I am a very nurturing person, and I really want some kids. I count the odds of me, my family or my future kids of ever being reaped. I calculate them in my head often and I know there is little chance, but it scares me to death thinking of the small chance there is. I know there is no sense in worrying since if it will happen, it will happen anyways; worrying won’t help. It still worries me, I can’t ignore my feelings for the statistics of what my brain says. I count the days until I can become a doctor and have that chance of some how being picked. I am hopeful that it is true even though my logical side says there is no way.
I have a big conscience. I don’t like saying mean things or doing bad things. I will follow orders, and I always follow them really well. When it comes to following orders that are bad, or just going along with crowd with hurting someone, I can’t. Only people I can follow what they say are my parents. They have raised me, and it hurts me when they tell me to do something that I know is bad, but I do it for them. They must know when to stop. If they don’t I have to be smart enough to say no eventually.....
History:
I am the oldest of five kids. Three are of reaping age and one has not yet reached that wretched moment in life. I have three sisters and a brother. My brother is my oldest sibling. He is also the one who I am closest to. We get each other a lot. We are both mature, and we both had to deal with being with our parents and dealing with them. We had to get jobs early on and do things that could get us arrested. I love my little brother and it scares me that he takes out some tessera just to get some backing in case something happened to one of us.

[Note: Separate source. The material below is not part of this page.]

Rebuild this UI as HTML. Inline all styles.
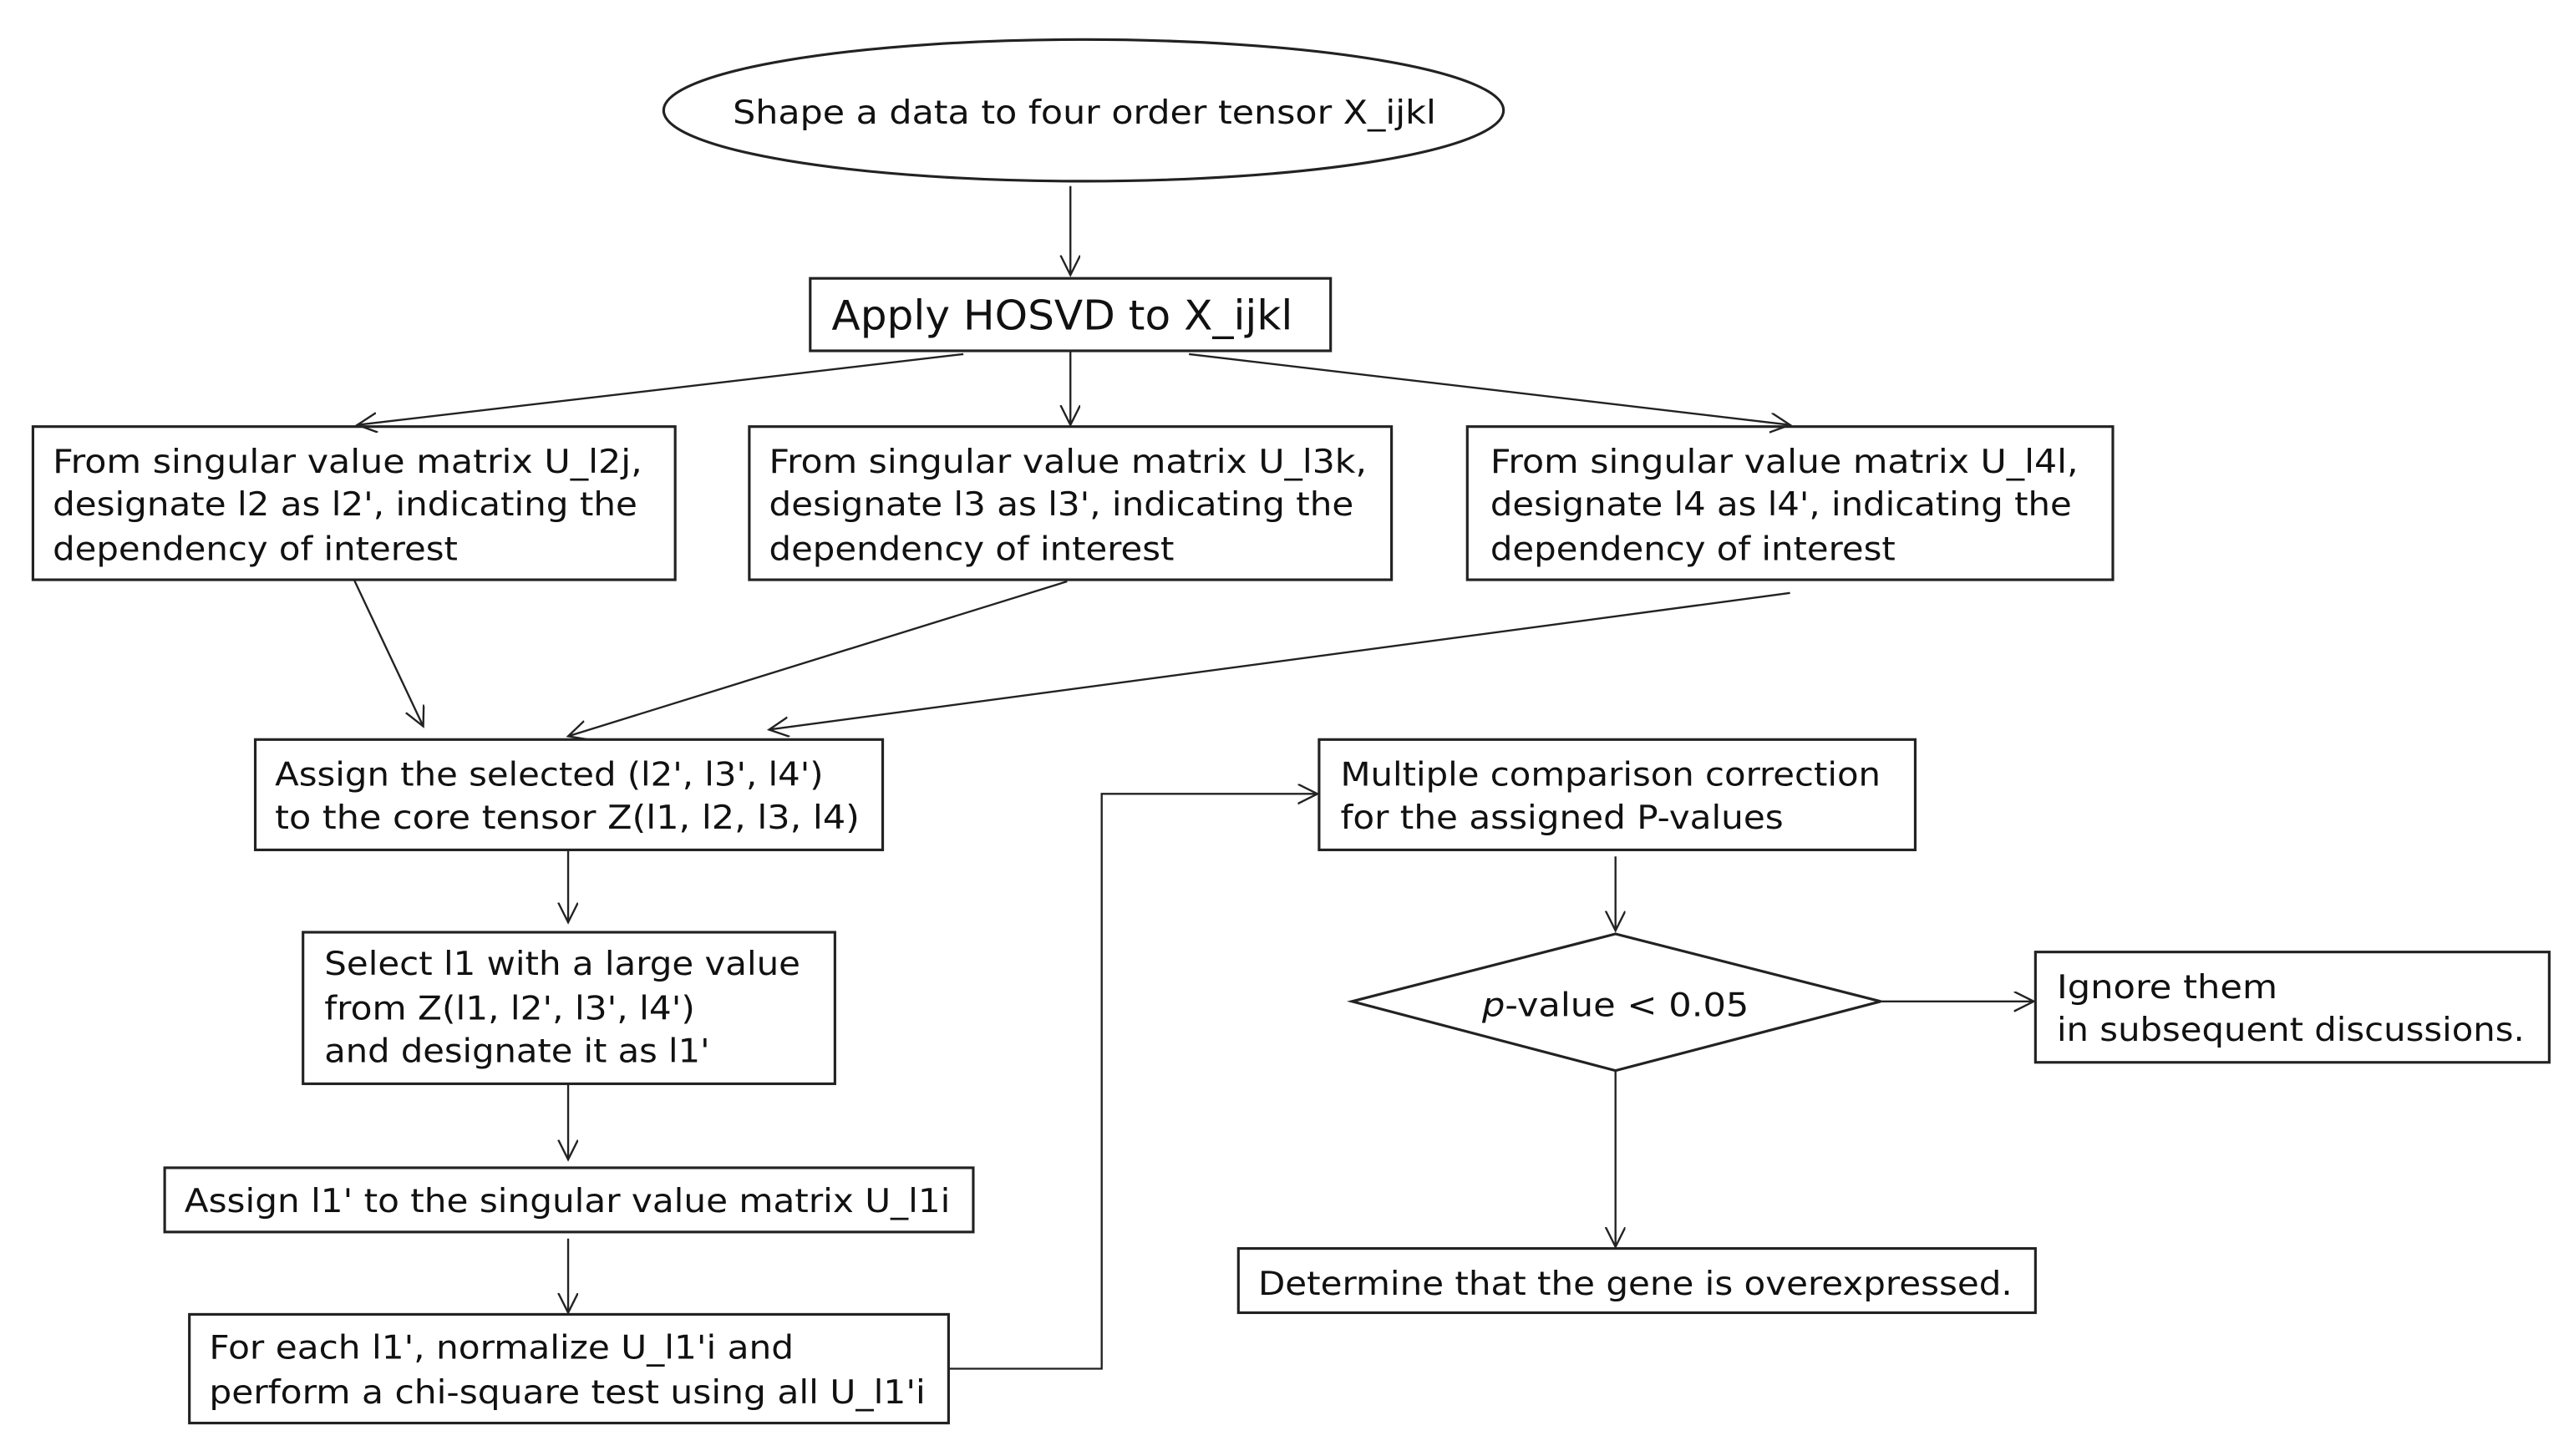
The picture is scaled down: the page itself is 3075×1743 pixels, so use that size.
<!DOCTYPE html>
<html><head><meta charset="utf-8"><style>
html,body{margin:0;padding:0;background:#fff;}
svg{display:block;}
text{font-family:"DejaVu Sans","Liberation Sans",sans-serif;font-size:20px;fill:#111;}
</style></head><body>
<svg width="3075" height="1743" viewBox="0 0 1560 884" preserveAspectRatio="none" xmlns="http://www.w3.org/2000/svg">
<defs>
<marker id="a" markerWidth="14" markerHeight="14" refX="12" refY="6" orient="auto" markerUnits="userSpaceOnUse">
<path d="M0,0 L12,6 L0,12" fill="none" stroke="#222" stroke-width="1.2"/>
</marker>
</defs>
<g fill="none" stroke="#222" stroke-width="1.6">
<ellipse cx="658" cy="67" rx="255" ry="43"/>
<rect x="492" y="169" width="316" height="44"/>
<rect x="20" y="259" width="390" height="93"/>
<rect x="455" y="259" width="390" height="93"/>
<rect x="891" y="259" width="392" height="93"/>
<rect x="155" y="449" width="381" height="67"/>
<rect x="184" y="566" width="323" height="92"/>
<rect x="100" y="709" width="491" height="39"/>
<rect x="115" y="798" width="461" height="66"/>
<rect x="801" y="449" width="362" height="67"/>
<polygon points="821,608 981,567 1142,608 981,650"/>
<rect x="1236" y="578" width="312" height="67"/>
<rect x="752" y="758" width="484" height="39"/>
</g>
<g fill="none" stroke="#222" stroke-width="1.2" marker-end="url(#a)">
<line x1="650" y1="113" x2="650" y2="167"/>
<line x1="585" y1="215" x2="217" y2="258"/>
<line x1="650" y1="213" x2="650" y2="258"/>
<line x1="722" y1="215" x2="1087" y2="258"/>
<line x1="215" y1="352" x2="257" y2="441"/>
<line x1="648" y1="353" x2="345" y2="447"/>
<line x1="1087" y1="360" x2="467" y2="443"/>
<line x1="345" y1="516" x2="345" y2="560"/>
<line x1="345" y1="658" x2="345" y2="704"/>
<line x1="345" y1="752" x2="345" y2="797"/>
<polyline points="576,831 669,831 669,482 800,482"/>
<line x1="981" y1="520" x2="981" y2="565"/>
<line x1="1142" y1="608" x2="1235" y2="608"/>
<line x1="981" y1="650" x2="981" y2="757"/>
</g>
<text x="445" y="75" textLength="427" lengthAdjust="spacingAndGlyphs">Shape a data to four order tensor X_ijkl</text>
<text x="505" y="200" style="font-size:25px" textLength="280" lengthAdjust="spacingAndGlyphs">Apply HOSVD to X_ijkl</text>
<text x="32" y="287" textLength="358" lengthAdjust="spacingAndGlyphs">From singular value matrix U_l2j,</text>
<text x="32" y="313" textLength="355" lengthAdjust="spacingAndGlyphs">designate l2 as l2', indicating the</text>
<text x="32" y="340" textLength="246" lengthAdjust="spacingAndGlyphs">dependency of interest</text>
<text x="467" y="287" textLength="363" lengthAdjust="spacingAndGlyphs">From singular value matrix U_l3k,</text>
<text x="467" y="313" textLength="355" lengthAdjust="spacingAndGlyphs">designate l3 as l3', indicating the</text>
<text x="467" y="340" textLength="246" lengthAdjust="spacingAndGlyphs">dependency of interest</text>
<text x="905" y="287" textLength="357" lengthAdjust="spacingAndGlyphs">From singular value matrix U_l4l,</text>
<text x="905" y="313" textLength="353" lengthAdjust="spacingAndGlyphs">designate l4 as l4', indicating the</text>
<text x="905" y="340" textLength="246" lengthAdjust="spacingAndGlyphs">dependency of interest</text>
<text x="167" y="477" textLength="333" lengthAdjust="spacingAndGlyphs">Assign the selected (l2', l3', l4')</text>
<text x="167" y="503" textLength="355" lengthAdjust="spacingAndGlyphs">to the core tensor Z(l1, l2, l3, l4)</text>
<text x="197" y="592" textLength="289" lengthAdjust="spacingAndGlyphs">Select l1 with a large value</text>
<text x="197" y="619" textLength="225" lengthAdjust="spacingAndGlyphs">from Z(l1, l2', l3', l4')</text>
<text x="197" y="645" textLength="234" lengthAdjust="spacingAndGlyphs">and designate it as l1'</text>
<text x="112" y="736" textLength="465" lengthAdjust="spacingAndGlyphs">Assign l1' to the singular value matrix U_l1i</text>
<text x="127" y="825" textLength="355" lengthAdjust="spacingAndGlyphs">For each l1', normalize U_l1'i and</text>
<text x="127" y="852" textLength="435" lengthAdjust="spacingAndGlyphs">perform a chi-square test using all U_l1'i</text>
<text x="814" y="477" textLength="328" lengthAdjust="spacingAndGlyphs">Multiple comparison correction</text>
<text x="814" y="503" textLength="269" lengthAdjust="spacingAndGlyphs">for the assigned P-values</text>
<text x="900" y="617" textLength="162" lengthAdjust="spacingAndGlyphs"><tspan font-style="italic">p</tspan>-value &lt; 0.05</text>
<text x="1249" y="606" textLength="134" lengthAdjust="spacingAndGlyphs">Ignore them</text>
<text x="1249" y="632" textLength="284" lengthAdjust="spacingAndGlyphs">in subsequent discussions.</text>
<text x="764" y="786" textLength="458" lengthAdjust="spacingAndGlyphs">Determine that the gene is overexpressed.</text>
</svg>
</body></html>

My parents are decent parents, but they used to be better. Back before opium came to them. That medicine with many names. Many “recipes” to make it good. I know all of them. My parents are addicted to it. Slowly but surely they have been incapable of working at the pill bottling plant due to the risk of peace-keepers finding out and just plain bad workers when on opium. My family is not close to going hungry or anything like that, but it could happen if my brother or I was called into the games. We are the ones who took our parents shifts. We lie for our parents claiming they are very sick. We get some pay in pills claiming they need them. They do now..
I have started to get intern-ships with some doctors of the community. Some have even offered some pay. I go to school during the day, I take some extra medicine classes to get a leg up to be a doctor, I go home to make dinner for my siblings, and finally I do my internship later the night and on weekends I just don't have school, so I take some more medical classes in up to date tribute prep medicine.
Our house is a decent size, and has been updated a few years ago before my parents became addicted to opium. It has some ran down parts, but overall I would say it is a middle class home for district six. We all have our own bedrooms even though a lot of times we will go in one another bed room’s to stress about our fears of the games and one of us going in, or one of our parents having an overdose. I always have to watch their “medication” amount since I am the one with the knowledge of amount it takes for an overdose, and the amount of lowering it when needed with out making them angry, or have a fit. My life is complicated, but I can’t say I would change it.